Der Generalvikar sagte weiter: "Wir brauchen aus meiner Sicht eine gemeinsame Kraftanstrengung, um den Zusammenhalt in unserem Land zu wahren und es vor populistischen Spaltungen zu bewahren. Dazu zählt eine gute Politik für alle Menschen in unserem Land, dazu zählt die Verteidigung des Rechtsstaats, dazu zählt auch, dass wir als Kirche unseren Teil dazu beitragen und klar und deutlich unsere Haltung für Demokratie, Freiheit und Wahrung der Menschenwürde zum Ausdruck bringen. Dazu zählt auch, dass wir als Christen uns der Auseinandersetzung mit Mitmenschen stellen, die sich populistisch oder extremistisch egal welcher Couleur orientieren. Wir müssen uns ihnen im Gespräch stellen - am Arbeitsplatz, auf dem Sportplatz, im Supermarkt, nach dem Gottesdienst oder im Familienkreis." Gleichzeitig habe die katholische Kirche die Verantwortung, klar Stellung zu beziehen, wenn das gesellschaftliche Miteinander, die Freiheit und die christlichen Werte in der Gesellschaft gefährdet seien: "Wer die Gleichwertigkeit aller Menschen bestreitet, wer Hass gegen Menschen anderer Herkunft, Hautfarbe, Religion oder sexueller Identität sät, dem müssen wir uns als Christen entgegenstellen und Einhalt gebieten."

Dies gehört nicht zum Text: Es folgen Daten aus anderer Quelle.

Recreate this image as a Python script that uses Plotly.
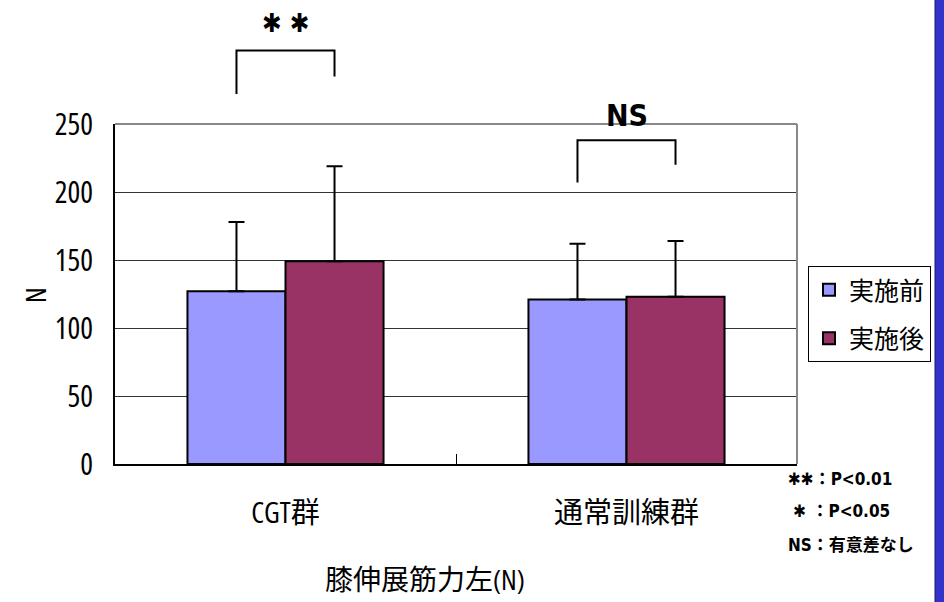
import plotly.graph_objects as go

# ---- data ----
groups = ["CGT群", "通常訓練群"]
series_names = ["実施前", "実施後"]
before_mean = [127, 121]
after_mean = [149, 123]
before_sd = [51, 41]
after_sd = [70, 41]
y_ticks = [0, 50, 100, 150, 200, 250]

# significance brackets (levels in N)
sig_labels = ["✱ ✱", "NS"]
bracket_left = [272, 207]
bracket_right = [285, 220]
bracket_top = [304, 238]
label_level = [324, 256]

note_lines = ["✱✱：P&lt;0.01", " ✱ ：P&lt;0.05", "NS：有意差なし"]
x_title = "膝伸展筋力左(N)"
y_title = "N"

# ---- styling ----
W, H = 944, 602
ML, MR, MT, MB = 115, 147, 124, 138
PW, PH = W - ML - MR, H - MT - MB
BARGAP = 0.425
Y_MAX = 250
FONT = "Open Sans, Noto Sans CJK JP, sans-serif"
C_BEFORE = "#9999FF"
C_AFTER = "#993366"


def narrow(s):
    return f'<span style="font-stretch:condensed">{s}</span>'


fig = go.Figure()
for name, mean, sd, col in [(series_names[0], before_mean, before_sd, C_BEFORE),
                            (series_names[1], after_mean, after_sd, C_AFTER)]:
    fig.add_trace(go.Bar(
        x=groups, y=mean, name=name, legendgroup=name,
        marker=dict(color=col, line=dict(color="black", width=2)),
        error_y=dict(type="data", array=sd, arrayminus=[0] * len(sd), symmetric=False,
                     color="black", thickness=2, width=8),
    ))

n = len(groups)
bar_w = (1 - BARGAP) / n / 2  # width of one bar in domain units
shapes = []
annotations = []
line_k = dict(color="black", width=2)
for i in range(n):
    c = (i + 0.5) / n
    xl, xr = c - bar_w / 2, c + bar_w / 2
    yl, yr, yt = bracket_left[i] / Y_MAX, bracket_right[i] / Y_MAX, bracket_top[i] / Y_MAX
    shapes.append(dict(type="path", xref="x domain", yref="y domain",
                       path=f"M {xl} {yl} L {xl} {yt} L {xr} {yt} L {xr} {yr}",
                       line=line_k))
    annotations.append(dict(xref="x domain", yref="y domain", x=c, y=label_level[i] / Y_MAX,
                            text=narrow(sig_labels[i]), showarrow=False,
                            font=dict(family="DejaVu Sans, " + FONT, size=26 if i == 0 else 30,
                                      color="black", weight="bold"),
                            xanchor="center", yanchor="middle"))

# frame: top and right edges in grey
shapes.append(dict(type="line", xref="x domain", yref="y domain", x0=0, x1=1, y0=1, y1=1,
                   line=dict(color="#888888", width=2)))
shapes.append(dict(type="line", xref="x domain", yref="y domain", x0=1, x1=1, y0=0, y1=1,
                   line=dict(color="#888888", width=2)))

# blue band along the right edge
shapes.append(dict(type="rect", xref="paper", yref="paper",
                   x0=(935 - ML) / PW, x1=(W + 5 - ML) / PW,
                   y0=-(MB + 5) / PH, y1=(PH + MT + 5) / PH,
                   fillcolor="#3333CC", line=dict(color="#1a1a66", width=1), layer="above"))

# significance key text
for k, (txt, ypx) in enumerate(zip(note_lines, [479, 511, 545])):
    annotations.append(dict(xref="paper", yref="paper", x=(786 - ML) / PW, y=(PH + MT - ypx) / PH,
                            xanchor="left", yanchor="middle", text=narrow(txt), showarrow=False,
                            font=dict(family="DejaVu Sans, " + FONT, size=17, color="black",
                                      weight="bold")))

# axis titles
annotations.append(dict(xref="paper", yref="paper", x=(425 - ML) / PW, y=(PH + MT - 579) / PH,
                        xanchor="center", yanchor="middle", text=narrow(x_title), showarrow=False,
                        font=dict(family=FONT, size=28, color="black")))
annotations.append(dict(xref="paper", yref="paper", x=(35 - ML) / PW, y=(PH + MT - 295) / PH,
                        xanchor="center", yanchor="middle", text=narrow(y_title), showarrow=False,
                        textangle=-90, font=dict(family=FONT, size=28, color="black")))

fig.update_layout(
    width=W, height=H,
    margin=dict(l=ML, r=MR, t=MT, b=MB, pad=0, autoexpand=False),
    paper_bgcolor="white", plot_bgcolor="white",
    barmode="group", bargap=BARGAP, bargroupgap=0,
    font=dict(family=FONT, color="black"),
    showlegend=True,
    legend=dict(x=(808 - ML) / PW, y=(PH + MT - 266) / PH, xanchor="left", yanchor="top",
                bordercolor="black", borderwidth=1, bgcolor="white",
                font=dict(family=FONT, size=25, color="black"),
                tracegroupgap=13, traceorder="grouped"),
    shapes=shapes, annotations=annotations,
)
fig.update_xaxes(type="category", tickson="boundaries", ticks="inside", ticklen=10,
                 tickwidth=1, tickcolor="black", automargin=False,
                 tickvals=groups, ticktext=[narrow(g) for g in groups],
                 showline=True, linecolor="black", linewidth=2,
                 showgrid=False, tickfont=dict(family=FONT, size=29, color="black"),
                 ticklabelstandoff=22)
fig.update_yaxes(range=[0, Y_MAX], tickvals=y_ticks, ticktext=[narrow(v) for v in y_ticks],
                 showgrid=True, gridcolor="#333333", automargin=False,
                 gridwidth=1, zeroline=False, showline=True, linecolor="black", linewidth=2,
                 ticks="", tickfont=dict(family=FONT, size=30, color="black"),
                 ticklabelstandoff=14)

fig.write_html("out.html")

Möglichkeit der Beschwerde bei Bischof und in Rom

Der Pfarrer der Pfarrei St. Marien Neunkirchen, Bernd Seibel, dankte Generalvikar von Plettenberg für die Entscheidung, mit der nun Klarheit geschaffen sei. Seibel betonte: "Die Kirchengemeinde schließt hier nicht eine Tür, sondern diese Tür bleibt auch für Herrn Schaufert geöffnet. Die Kirchengemeinde setzt sich weiterhin mit Menschen auseinander, die extreme politische Ansichten haben, die unserem christlichen Glauben widersprechen." Die Kirchengemeinde bedauere, dass es in diesem Fall keine andere Lösung gebe. Auch innerhalb des Verwaltungsrates habe man das ein oder andere Mal mit Schaufert über seine politischen Ämter diskutiert und gerungen. Er hoffe, dass Schaufert und seine Familie der Pfarrei verbunden blieben: "Denn es geht uns nicht um die Personen an sich, sondern um Darstellung und das Wahrnehmen außerhalb der Kirchengemeinde, die eben mit Leitungsfunktionen innerhalb der Kirche nicht vereinbar sind. Darin besteht für uns eine gewisse Tragik und Betroffenheit."

Von Plettenberg erläuterte, dass Schaufert das Recht habe, gegen seine Entscheidung innerhalb von zehn Tagen Beschwerde beim Bischof von Trier als Ordinarius einzulegen und schließlich auch beim Dikasterium für den Klerus in Rom.